Capital markets regulator SEBI has directed commodity broking firms to register themselves with it and abide by all norms for market intermediaries, including ‘fit and proper’ criteria once the Forward Markets Commission-SEBI merger becomes effective from September 28.

Once the registration is completed, SEBI may route all the commodity trades through the brokers as it is currently being done in the stock market.

Liquidity to dip

This may pose a major challenge for physical market participants, such as large corporates and bullion traders who are registered currently as clearing members with the exchanges.

“Physical market participants come to the exchange to hedge their risk, unlike in equity market where investors look for opportunity to make profit. The cost of hedging would go up manifold if trades are routed through brokers and drive away liquidity to overseas markets,” said a commodity exchange official on condition of anonymity.

Physical market participants account for about 20-30 per cent of commodity exchanges turnover.
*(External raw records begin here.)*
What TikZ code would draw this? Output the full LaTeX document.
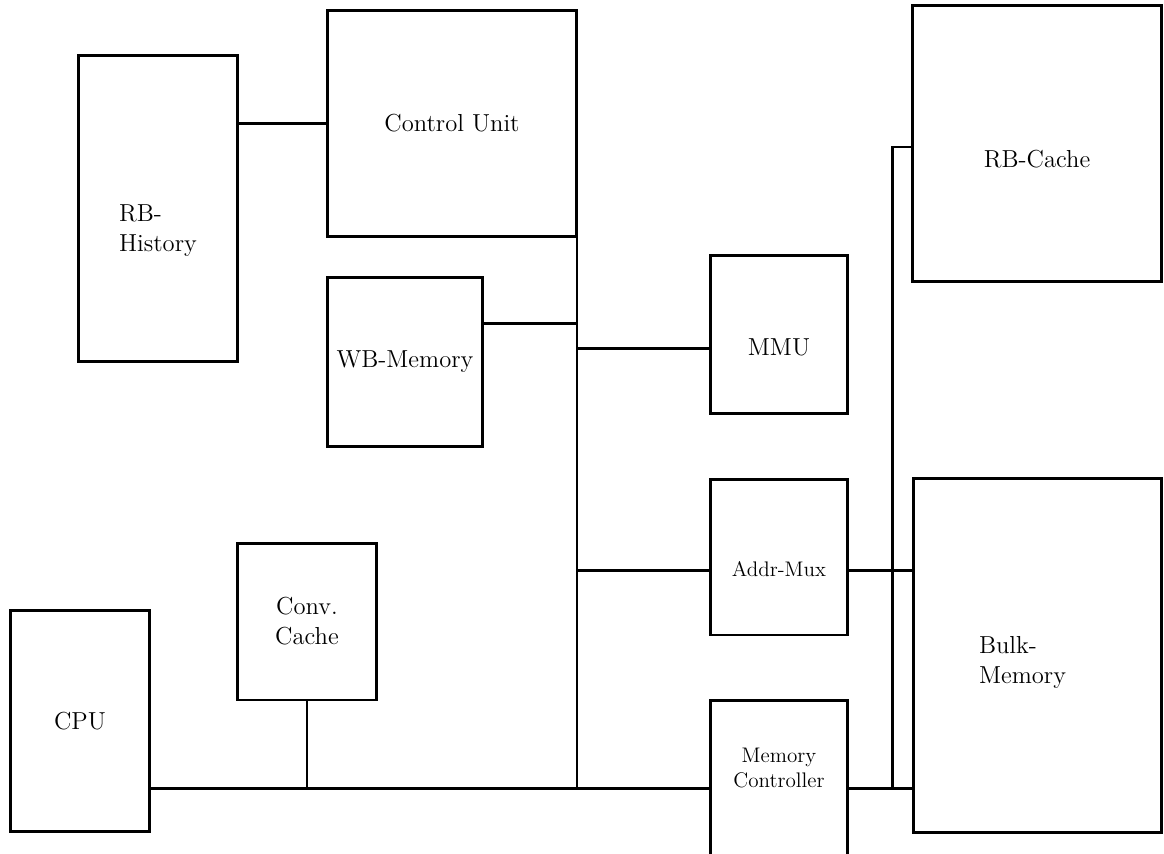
\documentclass[tikz,border=0pt]{standalone}
\begin{document}
\begin{tikzpicture}[x=0.02cm,y=-0.02cm,
    blk/.style={draw,line width=1.7pt,align=center,font=\fontsize{14}{17}\selectfont},
    sml/.style={font=\fontsize{12}{14.5}\selectfont},
    big/.style={font=\fontsize{14}{17}\selectfont,align=left},
    wire/.style={line width=1.7pt}]
    \useasboundingbox (0,0) rectangle (1164,853);
    % boxes
    \node[blk,minimum width=3.2cm,minimum height=6.14cm,
      label={[big,yshift=-0.44cm]center:RB-\\History}] (hist) at (158,208.5) {};
    \node[blk,minimum width=5cm,minimum height=4.54cm] (cu) at (452,123.5) {Control Unit};
    \node[blk,minimum width=3.12cm,minimum height=3.4cm] (wbm) at (405,362) {WB-Memory};
    \node[blk,minimum width=2.76cm,minimum height=3.18cm,text height=0.86cm] (mmu) at (779,334.5) {MMU};
    \node[blk,minimum width=5cm,minimum height=5.54cm,text height=0.99cm] (rbc) at (1037,143.5) {RB-Cache};
    \node[blk,sml,minimum width=2.76cm,minimum height=3.12cm,text height=0.8cm] (amux) at (779,557) {Addr-Mux};
    \node[blk,minimum width=4.98cm,minimum height=7.1cm,
      label={[big,xshift=-0.3cm,yshift=-0.14cm]center:Bulk-\\Memory}] (bulk) at (1037.5,655.5) {};
    \node[blk,minimum width=2.76cm,minimum height=3.4cm,
      label={[sml,align=center,yshift=0.34cm]center:Memory\\Controller}] (mctl) at (779,785) {};
    \node[blk,minimum width=2.8cm,minimum height=3.14cm] (conv) at (307,621.5) {Conv.\\Cache};
    \node[blk,minimum width=2.8cm,minimum height=4.44cm] (cpu) at (80,721) {CPU};
    % bus taps
    \coordinate (bus) at (577,788);
    \coordinate (tapwb) at (577,323);
    \coordinate (tapmmu) at (577,348);
    \coordinate (tapam) at (577,570);
    \coordinate (riser) at (892,147);
    % wires
    \draw[wire] (hist.east |- cu.west) -- (cu.west);
    \draw[wire] (cu.south -| bus) -- (bus);
    \draw[wire] (wbm.east |- tapwb) -- (tapwb);
    \draw[wire] (tapmmu) -- (tapmmu -| mmu.west);
    \draw[wire] (tapam) -- (tapam -| amux.west);
    \draw[wire] (amux.east |- tapam) -- (bulk.west |- tapam);
    \draw[wire] (cpu.east |- bus) -- (mctl.west |- bus);
    \draw[wire] (conv.south) -- (conv.south |- bus);
    \draw[wire] (mctl.east |- bus) -- (bulk.west |- bus);
    \draw[wire] (rbc.west |- riser) -- (riser) -- (riser |- bus);
\end{tikzpicture}
\end{document}
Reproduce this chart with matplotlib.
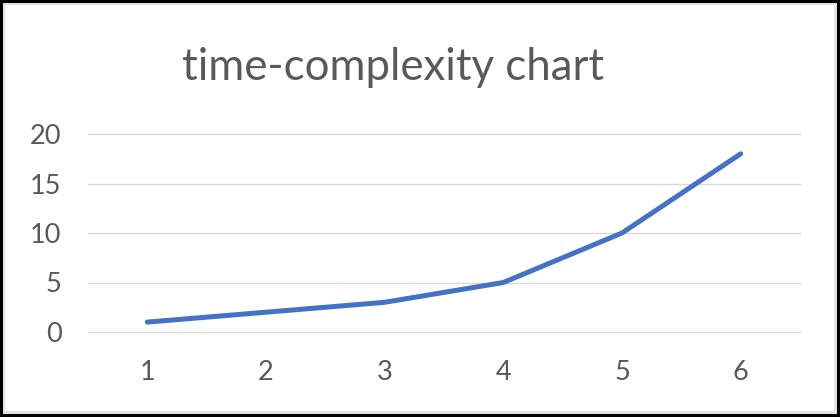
import matplotlib
matplotlib.use("Agg")
import matplotlib.pyplot as plt
from matplotlib.patches import Rectangle

categories = [1, 2, 3, 4, 5, 6]
values = [1, 2, 3, 5, 10, 18]
y_ticks = [0, 5, 10, 15, 20]

text_color = "#595959"
line_color = "#4472C4"
grid_color = "#D9D9D9"

plt.rcParams["font.family"] = ["Lato", "DejaVu Sans"]

W, H = 840, 417


def px_rect(x0, y0, x1, y1, color):
    """Rectangle given in pixel coordinates measured from the top-left corner."""
    return Rectangle((x0 / W, 1 - y1 / H), (x1 - x0) / W, (y1 - y0) / H,
                     transform=fig.transFigure, facecolor=color,
                     edgecolor="none", zorder=-10)


fig = plt.figure(figsize=(W / 100, H / 100), dpi=100, facecolor="black")
# framed chart area: black edge, light grey inner edge, white fill
fig.patches.append(px_rect(3, 3, 837, 414, "#E3E3E3"))
fig.patches.append(px_rect(5, 5, 834, 411, "white"))

ax = fig.add_axes([88 / W, 1 - 332 / H, (800 - 88) / W, (332 - 134) / H])
ax.set_facecolor("none")

for t in y_ticks:
    ax.axhline(t, color=grid_color, lw=1, clip_on=False, zorder=1)

ax.plot(categories, values, color=line_color, lw=3.6, solid_capstyle="round",
        solid_joinstyle="round", zorder=3)

ax.set_xlim(0.5, 6.5)
ax.set_ylim(0, 20)
ax.set_xticks(categories)
ax.set_yticks(y_ticks)
ax.set_xticklabels([str(c) for c in categories])
ax.set_yticklabels([str(t) for t in y_ticks])
ax.tick_params(axis="both", length=0, colors=text_color, labelsize=19.5)
ax.tick_params(axis="y", pad=19)
ax.tick_params(axis="x", pad=20.5)
for s in ax.spines.values():
    s.set_visible(False)

fig.text(393 / W, 1 - 67 / H, "time-complexity chart", ha="center", va="center",
         fontsize=31.5, color=text_color)

fig.savefig("out.png", dpi=100, facecolor="black")
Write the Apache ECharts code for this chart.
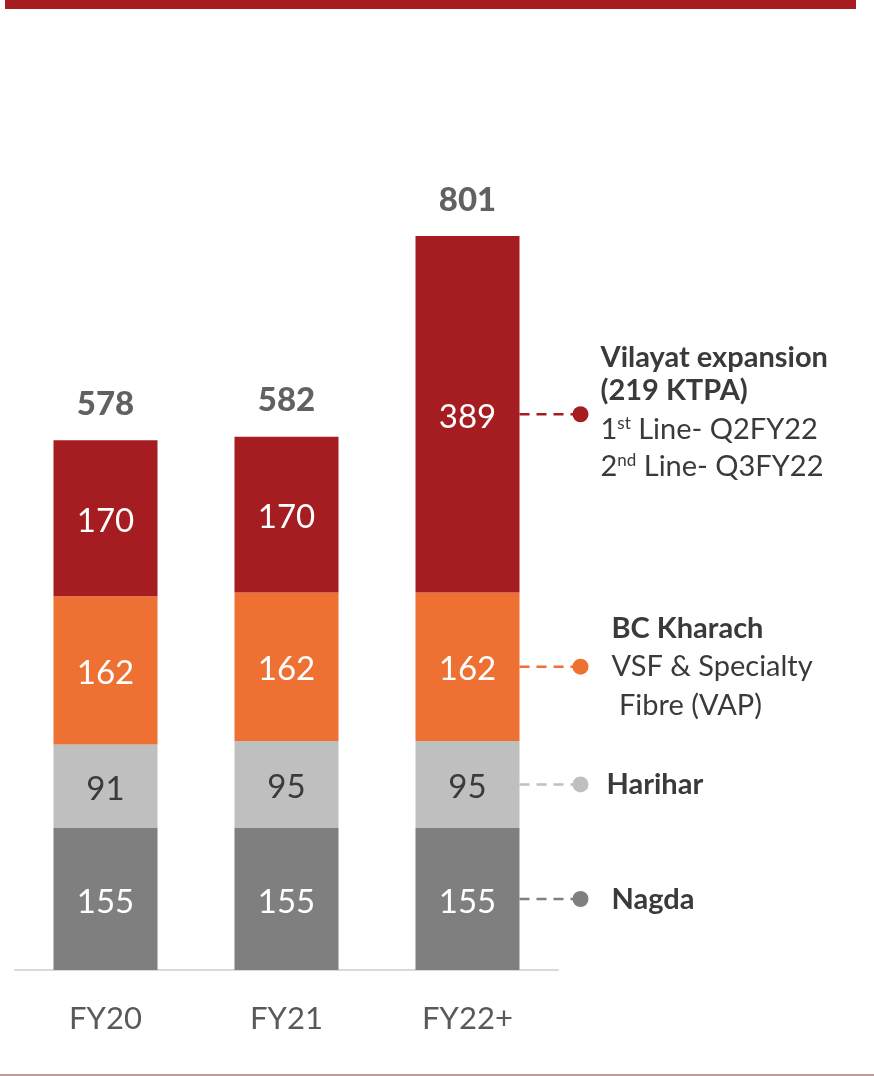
<!DOCTYPE html>
<html>
<head>
<meta charset="utf-8">
<script src="https://cdn.jsdelivr.net/npm/echarts@6/dist/echarts.min.js"></script>
<style>
  html, body { margin: 0; padding: 0; background: #fff; }
  #main { width: 874px; height: 1076px; }
</style>
</head>
<body>
<div id="main"></div>
<script>
// capacity by site, KTPA
var categories = ['FY20', 'FY21', 'FY22+'];
var nagda = [155, 155, 155];
var harihar = [91, 95, 95];
var bcKharach = [162, 162, 162];
var vilayat = [170, 170, 389];
var totals = [578, 582, 801];

var FONT = 'Lato, "Open Sans", sans-serif';
var BAR_W = 104;
var RED = '#a51c21', ORANGE = '#ee7033', LIGHT = '#bfbfbf', DARK = '#7f7f7f';
var TXT = '#3a3a3a';

function segLabel(color) {
  return {
    show: true,
    position: 'inside',
    offset: [0, 3],
    color: color,
    fontFamily: FONT,
    fontSize: 33
  };
}

function barSeries(name, data, color, labelColor) {
  return {
    name: name,
    type: 'bar',
    stack: 'cap',
    barWidth: BAR_W,
    data: data,
    itemStyle: { color: color },
    label: segLabel(labelColor)
  };
}

var chart = echarts.init(document.getElementById('main'));

var option = {
  animation: false,
  backgroundColor: '#fff',
  grid: { left: 15, right: 316, top: 236, bottom: 106, outerBoundsMode: 'none' },
  xAxis: {
    type: 'category',
    data: categories,
    axisLine: { lineStyle: { color: '#d9d9d9', width: 2 } },
    axisTick: { show: false },
    axisLabel: { color: '#595959', fontFamily: FONT, fontSize: 31, margin: 33 }
  },
  yAxis: { type: 'value', min: 0, max: 801, show: false, splitLine: { show: false } },
  series: [
    barSeries('Nagda', nagda, DARK, '#fff'),
    barSeries('Harihar', harihar, LIGHT, TXT),
    barSeries('BC Kharach', bcKharach, ORANGE, '#fff'),
    barSeries('Vilayat', vilayat, RED, '#fff'),
    {
      name: 'Total',
      type: 'scatter',
      data: totals,
      symbolSize: 1,
      itemStyle: { color: 'transparent' },
      label: {
        show: true,
        position: 'top',
        distance: 19,
        color: TXT,
        fontFamily: FONT,
        fontWeight: 900,
        fontSize: 33
      }
    }
  ]
};
chart.setOption(option);

// callouts next to the last bar
var callouts = [
  { k: 3, color: RED, lines: [
    { text: 'Vilayat expansion', bold: true, dx: 20, dy: -57 },
    { text: '(219 KTPA)', bold: true, dx: 20, dy: -24 },
    { text: '{n|1}{s|st}{n| Line- Q2FY22}', dx: 20, dy: 15 },
    { text: '{n|2}{s|nd}{n| Line- Q3FY22}', dx: 20, dy: 52 }
  ] },
  { k: 2, color: ORANGE, lines: [
    { text: 'BC Kharach', bold: true, dx: 31, dy: -38 },
    { text: 'VSF & Specialty', dx: 31, dy: 0 },
    { text: ' Fibre (VAP)', dx: 31, dy: 39 }
  ] },
  { k: 1, color: LIGHT, lines: [
    { text: 'Harihar', bold: true, dx: 26, dy: 0 }
  ] },
  { k: 0, color: DARK, lines: [
    { text: 'Nagda', bold: true, dx: 31, dy: 1 }
  ] }
];

var stacks = [nagda, harihar, bcKharach, vilayat];
var last = categories.length - 1;
function segMid(k) {
  var base = 0;
  for (var i = 0; i < k; i++) base += stacks[i][last];
  return base + stacks[k][last] / 2;
}

var graphics = [
  { type: 'rect', shape: { x: 5, y: 0, width: 851, height: 9 }, style: { fill: RED } },
  { type: 'line', shape: { x1: 0, y1: 1075, x2: 874, y2: 1075 }, style: { stroke: '#bf9a9a', lineWidth: 2 } }
];

callouts.forEach(function (c) {
  var p = chart.convertToPixel({ xAxisIndex: 0, yAxisIndex: 0 }, [categories[last], segMid(c.k)]);
  var x0 = p[0] + BAR_W / 2;
  var dotX = x0 + 61;
  var y = p[1];
  graphics.push({
    type: 'line',
    shape: { x1: x0, y1: y, x2: dotX, y2: y },
    style: { stroke: c.color, lineWidth: 2.5, lineDash: [10, 7] }
  });
  graphics.push({
    type: 'circle',
    shape: { cx: dotX, cy: y, r: 8 },
    style: { fill: c.color }
  });
  c.lines.forEach(function (l) {
    graphics.push({
      type: 'text',
      x: dotX + l.dx,
      y: y + l.dy,
      style: {
        text: l.text,
        fill: TXT,
        fontFamily: FONT,
        fontSize: 29,
        fontWeight: l.bold ? 'bold' : 'normal',
        verticalAlign: 'middle',
        align: 'left',
        rich: {
          n: { fontFamily: FONT, fontSize: 29, fill: TXT },
          s: { fontFamily: FONT, fontSize: 17, fill: TXT, verticalAlign: 'top' }
        }
      }
    });
  });
});

chart.setOption({ graphic: graphics });
</script>
</body>
</html>
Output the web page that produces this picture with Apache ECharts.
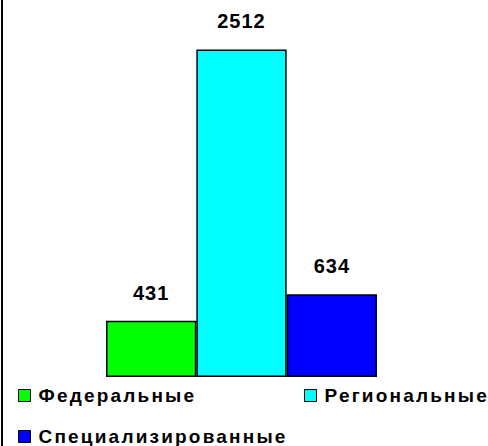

At present, commodity brokers are registered as members with exchanges but FMC does not have powers to regulate them. It is still not clear how SEBI will consider the allegation of fraud against brokers in the National Spot Exchange case while determining their ‘fit and proper’ criteria.

Three senior officials of leading broking firms were arrested after investors complained that brokers wooed them with false promises and routed benami investments by using their credentials. The exchange suspended trade abruptly two years back and failed to settle trades worth ₹5,600 crore. The exchange and brokers are now fighting a series of lawsuits.

Commodity SEs’ woes

Though the three national commodity exchanges will get deemed stock exchange status they will not be allowed to provide equity trading platform for at least one year. Similarly, stock exchanges have to wait for a play in commodity space. This means BSE, which already has SEBI approval for launching a commodity exchange, will have to wait.

Commodity exchanges, which clear trades through their respective internal departments, were told to set up their own clearing houses with minimum networth of ₹100 crore, rising progressively to ₹300 crore within a timeframe to be specified by SEBI.